After the canal was expanded and rerouted in the 1840s, the remnant of the original Erie Canal was used as a power canal for the Harmony Mills. A linear park through Cohoes follows the route of the canal. Double chamber Lock 18, north of Church Street, is on the National Register and can be seen from the Byway.
Best Times to Go
During daylight hours any time of the year.
What You Should Know Before You Go
The City of Cohoes maintains much of the canal lock area as a Park. The best access points are:
- at the north end (lock 18 pictured) is accessable, just up the hill from a small parking lot on the west side of North Mohawk Street at the Cohoes Falls Overlook Park. OR
- at the south end, Lock 12 Park, on the north side of Alexander Street.

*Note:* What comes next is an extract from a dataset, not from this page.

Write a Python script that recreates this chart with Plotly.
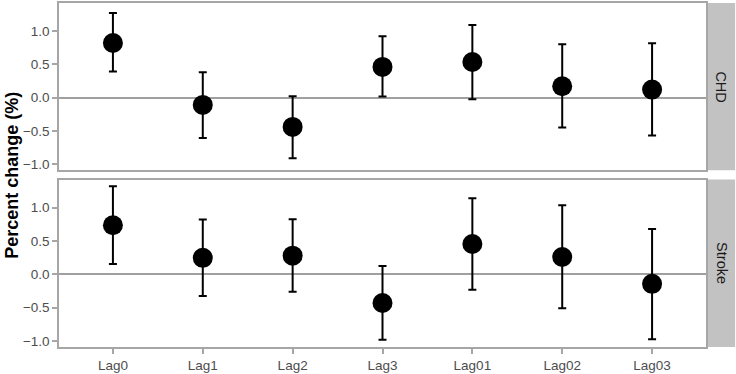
import plotly.graph_objects as go

lags = ["Lag0", "Lag1", "Lag2", "Lag3", "Lag01", "Lag02", "Lag03"]

chd_est = [0.82, -0.11, -0.44, 0.46, 0.535, 0.17, 0.12]
chd_low = [0.39, -0.605, -0.91, 0.015, -0.025, -0.45, -0.57]
chd_high = [1.27, 0.38, 0.02, 0.92, 1.09, 0.80, 0.815]

stroke_est = [0.736, 0.247, 0.28, -0.43, 0.455, 0.26, -0.143]
stroke_low = [0.153, -0.326, -0.26, -0.98, -0.23, -0.51, -0.973]
stroke_high = [1.32, 0.82, 0.825, 0.123, 1.14, 1.037, 0.68]

panels = [("CHD", chd_est, chd_low, chd_high), ("Stroke", stroke_est, stroke_low, stroke_high)]

fig = go.Figure()
domains = [[0.514, 1.0], [0.0, 0.4866]]
border = "#a6a6a6"
font = "Liberation Sans, Arial, sans-serif"

for i, (name, est, low, high) in enumerate(panels):
    xa = "x" if i == 0 else "x2"
    ya = "y" if i == 0 else "y2"
    fig.add_trace(go.Scatter(
        x=list(range(len(lags))), y=est, mode="markers",
        marker=dict(size=20, color="black"),
        error_y=dict(type="data", symmetric=False,
                     array=[h - e for h, e in zip(high, est)],
                     arrayminus=[e - l for e, l in zip(est, low)],
                     color="black", thickness=2, width=4),
        xaxis=xa, yaxis=ya, showlegend=False, name=name,
    ))

axcommon = dict(range=[-0.6, 6.6], showgrid=False, zeroline=False, showline=True,
                linecolor=border, linewidth=1.5, mirror=True,
                tickvals=list(range(len(lags))), ticktext=lags,
                tickfont=dict(family=font, size=13.5, color="#4d4d4d"))
fig.update_layout(
    xaxis=dict(**axcommon, anchor="y", showticklabels=False, ticks=""),
    xaxis2=dict(**axcommon, anchor="y2", ticks="outside", ticklen=5, tickwidth=1.5, tickcolor=border),
)
for i, key in enumerate(["yaxis", "yaxis2"]):
    fig.layout[key] = dict(
        domain=domains[i], anchor="x" if i == 0 else "x2",
        range=[-1.09, 1.42], showgrid=False,
        zeroline=True, zerolinecolor="#a0a0a0", zerolinewidth=2,
        showline=True, linecolor=border, linewidth=1.5, mirror=True,
        tickvals=[-1, -0.5, 0, 0.5, 1], tickformat=".1f",
        ticks="outside", ticklen=5, tickwidth=1.5, tickcolor=border,
        tickfont=dict(family=font, size=13.5, color="#4d4d4d"),
    )

shapes = []
annotations = []
for i, (name, *_rest) in enumerate(panels):
    d = domains[i]
    shapes.append(dict(type="rect", xref="paper", yref="paper", x0=1.0015, x1=1.045,
                       y0=d[0], y1=d[1], fillcolor="#c2c2c2", line=dict(width=0), layer="below"))
    annotations.append(dict(text=name, xref="paper", yref="paper", x=1.0235, y=(d[0] + d[1]) / 2,
                            xanchor="center", yanchor="middle",
                            showarrow=False, textangle=90,
                            font=dict(family=font, size=14.5, color="#1a1a1a")))
annotations.append(dict(text="<b>Percent change (%)</b>", xref="paper", yref="paper", x=-0.073, y=0.5,
                        xanchor="center", yanchor="middle", showarrow=False, textangle=-90,
                        font=dict(family=font, size=18, color="black")))

fig.update_layout(
    width=736, height=374,
    margin=dict(l=59, r=30, t=1, b=23),
    paper_bgcolor="white", plot_bgcolor="white",
    shapes=shapes, annotations=annotations,
)

fig.write_html("out.html", config={"displayModeBar": False},
               post_script="document.body.style.margin='0';")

What About this Experience is Distinctive or Authentic to the Character of the Region?
These are remnents of the 1842 Enlarged Erie Canal including the cut limestone walls of the canal locks. On close inspection one can find the recesses in the cut stone where the iron work that retained the gate hinges. The large pockets in the wall where the gates were in the open position adds to the impressive engineering features.
One can also follow a footpath that approximates the location of the canal towpath. At one point between the two above locations the canal route was built over by city streets. A fire house was one of the structures reportedly using one of the canal lock walls as a foundation.